To understand the "mix of human and systemic failures" that President Obama admitted Tuesday, you need only read the transcript of Monday's State Department news briefing. Mr. Abdulmutallab's father walked into the U.S. Embassy in Abujah, Nigeria, on Nov. 19 to express concern about his son. The prominent Nigerian banker told officials that his son had disappeared in Yemen, had become radicalized in Islam and severed all ties with the family. The next day that information was sent in a cable to the National Counterterrorism Center, which is the central repository for terrorism information. While that agency put Mr. Abdulmutallab's name on the vast (and seemingly inconsequential) terrorist watch list, it didn't believe that the information provided by the father was enough to hoist the son onto the "no-fly" or "selectee" list.

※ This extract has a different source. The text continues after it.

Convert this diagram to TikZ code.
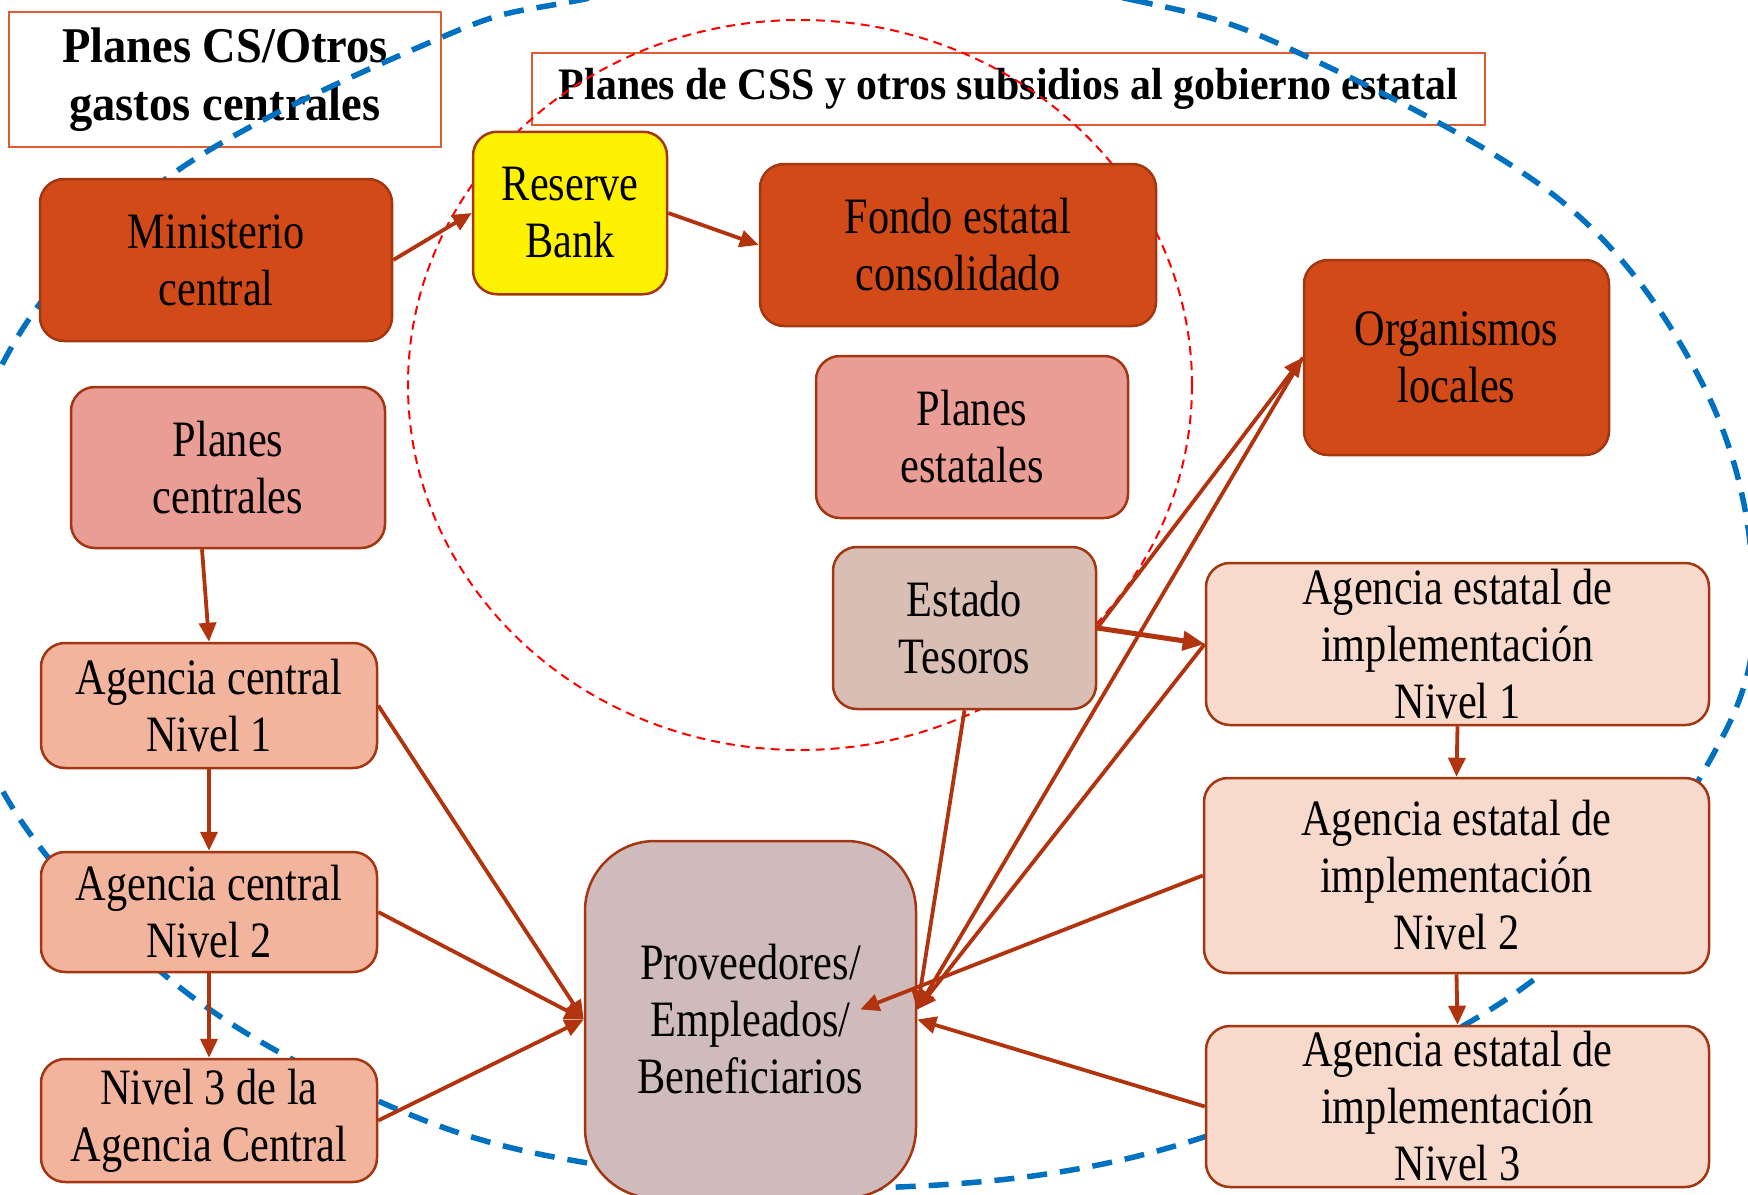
\documentclass[tikz,border=0pt]{standalone}
\usepackage{fontspec}
\setmainfont{Liberation Serif}[FakeStretch=0.83]
\newfontfamily\titlefont{Liberation Serif}[FakeStretch=0.93]
\usetikzlibrary{arrows.meta}
\definecolor{dkor}{RGB}{209,74,24}
\definecolor{bord}{RGB}{163,55,18}
\definecolor{arr}{RGB}{178,52,14}
\definecolor{pinkA}{RGB}{233,157,148}
\definecolor{salmon}{RGB}{242,180,156}
\definecolor{lightS}{RGB}{248,218,205}
\definecolor{tesc}{RGB}{217,190,180}
\definecolor{provc}{RGB}{208,187,188}
\definecolor{tbord}{RGB}{222,92,52}
\definecolor{blueE}{RGB}{0,112,192}
\tikzset{
  box/.style={draw=bord, line width=2.5pt, rounded corners=24pt, align=center,
    inner sep=0pt, text=black, font=\fontsize{51}{57}\selectfont},
  titlebox/.style={draw=tbord, line width=2pt, fill=white, align=center, inner sep=0pt,
    font=\titlefont\bfseries\fontsize{50}{58}\selectfont},
  conn/.style={draw=arr, line width=3.8pt, -{Triangle[length=19pt,width=17pt]}},
  thickconn/.style={draw=arr, line width=5pt, -{Triangle[length=22pt,width=19pt]}}
}
\begin{document}
\begin{tikzpicture}[x=1pt,y=-1pt]
\useasboundingbox (0,0) rectangle (1748,1194);
% title boxes
\node[titlebox, minimum width=432pt, minimum height=135pt] (t1) at (225,79.5) {Planes CS/Otros\\gastos centrales};
\node[titlebox, minimum width=953pt, minimum height=71.5pt, font=\titlefont\bfseries\fontsize{45}{52}\selectfont] (t2) at (1008.5,89) {Planes de CSS y otros subsidios al gobierno estatal};
% dashed outlines
\draw[blueE, line width=5.5pt, dash pattern=on 20pt off 13pt]
  plot[smooth cycle, tension=0.6] coordinates {(855,-42) (1133,0) (1299,53) (1560,200) (1700,379) (1752,565) (1723,736) (1536,978) (1204,1137) (898,1187) (582,1162) (376,1100) (167,977) (0,786) (-45,575) (5,359) (167,178) (440,38) (580,0)};
\draw[red, line width=2pt, dash pattern=on 9pt off 6pt] (800,385) ellipse [x radius=392pt, y radius=365pt];
% nodes
\node[box, fill=dkor, minimum width=352pt, minimum height=162pt] (min) at (216,260) {Ministerio\\central};
\node[box, fill=yellow, minimum width=194pt, minimum height=162.5pt] (rb) at (570,213) {Reserve\\Bank};
\node[box, fill=dkor, minimum width=396pt, minimum height=162pt] (fondo) at (958,245) {Fondo estatal\\consolidado};
\node[box, fill=dkor, minimum width=305pt, minimum height=195pt] (org) at (1456.5,357.5) {Organismos\\locales};
\node[box, fill=pinkA, minimum width=314pt, minimum height=161pt] (pc) at (228,467.5) {Planes\\centrales};
\node[box, fill=pinkA, minimum width=312pt, minimum height=162pt] (pe) at (972,437) {Planes\\estatales};
\node[box, fill=tesc, minimum width=263pt, minimum height=162pt] (et) at (964.5,628) {Estado\\Tesoros};
\node[box, fill=salmon, minimum width=336pt, minimum height=125pt] (ac1) at (209,705.5) {Agencia central\\Nivel 1};
\node[box, fill=salmon, minimum width=336pt, minimum height=120pt] (ac2) at (209,912) {Agencia central\\Nivel 2};
\node[box, fill=salmon, minimum width=336pt, minimum height=123pt] (ac3) at (209,1120.5) {Nivel 3 de la\\Agencia Central};
\node[box, fill=provc, rounded corners=70pt, minimum width=331pt, minimum height=357pt] (prov) at (750.5,1019.5) {Proveedores/\\Empleados/\\Beneficiarios};
\node[box, fill=lightS, minimum width=503pt, minimum height=162pt] (ae1) at (1457.5,644) {Agencia estatal de\\implementación\\Nivel 1};
\node[box, fill=lightS, minimum width=505pt, minimum height=195pt] (ae2) at (1456.5,875.5) {Agencia estatal de\\implementación\\Nivel 2};
\node[box, fill=lightS, minimum width=503pt, minimum height=161pt] (ae3) at (1457.5,1106.5) {Agencia estatal de\\implementación\\Nivel 3};
% connectors
\draw[conn] (min.east) -- (rb.west);
\draw[conn] (rb.east) -- (fondo.west);
\draw[conn] ([xshift=-26pt]pc.south) -- (ac1.north);
\draw[conn] (ac1.south) -- (ac2.north);
\draw[conn] (ac2.south) -- (ac3.north);
\draw[conn] (ac1.east) -- (prov.west);
\draw[conn] (ac2.east) -- (prov.west);
\draw[conn] (ac3.east) -- (prov.west);
\draw[thickconn] (et.east) -- (ae1.west);
\draw[conn] (et.east) -- (org.west);
\draw[conn] (et.south) -- ([yshift=10pt]prov.east);
\draw[conn] (org.west) -- ([yshift=10pt]prov.east);
\draw[conn] (ae1.west) -- ([yshift=10pt]prov.east);
\draw[conn] (ae2.west) -- ([xshift=-57pt,yshift=10pt]prov.east);
\draw[conn] (ae3.west) -- (prov.east);
\draw[conn] (ae1.south) -- (ae2.north);
\draw[conn] (ae2.south) -- (ae3.north);
\end{tikzpicture}
\end{document}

This might make sense were it not for a key fact that was there for all to see, but that State failed to call attention to: The would-be bomber had been issued a two-year visa to enter the United States in June 2008. "Anybody who went in to input that information [in a government database] would see that he had a visa from Embassy London," said State's spokesman, Ian Kelly. Yet no one did.
There was also the fact that the British government had denied a visa to Mr. Abdulmutallab in May and placed him on its watch list. British Home Secretary Alan Johnson said that U.S. officials should have been told that and believes they were. But again, the NCTC officials deciding on Mr. Abdulmutallab's status apparently lacked that information.
The failure of the NCTC tripwire was not the only one that allowed Mr. Abdulmutallab to board Flight 253. Having disappeared in Yemen over the summer, he turned up on Dec. 16 in Accra, Ghana, where he bought his Lagos-Amsterdam-Detroit ticket -- with cash. That, and the fact that he checked in without luggage, should have flagged him for further screening at the Lagos airport before his Dec. 24 flight to Amsterdam, and again when he transferred in Amsterdam for the Detroit flight. It didn't.
"It's essential that we diagnose the problems quickly," Mr. Obama said Tuesday. The president said he wants a preliminary report on the use of detection equipment and the gaps in information-sharing by Thursday. That's a fast turnaround -- but it's also more than enough time. The failures are there for all to see.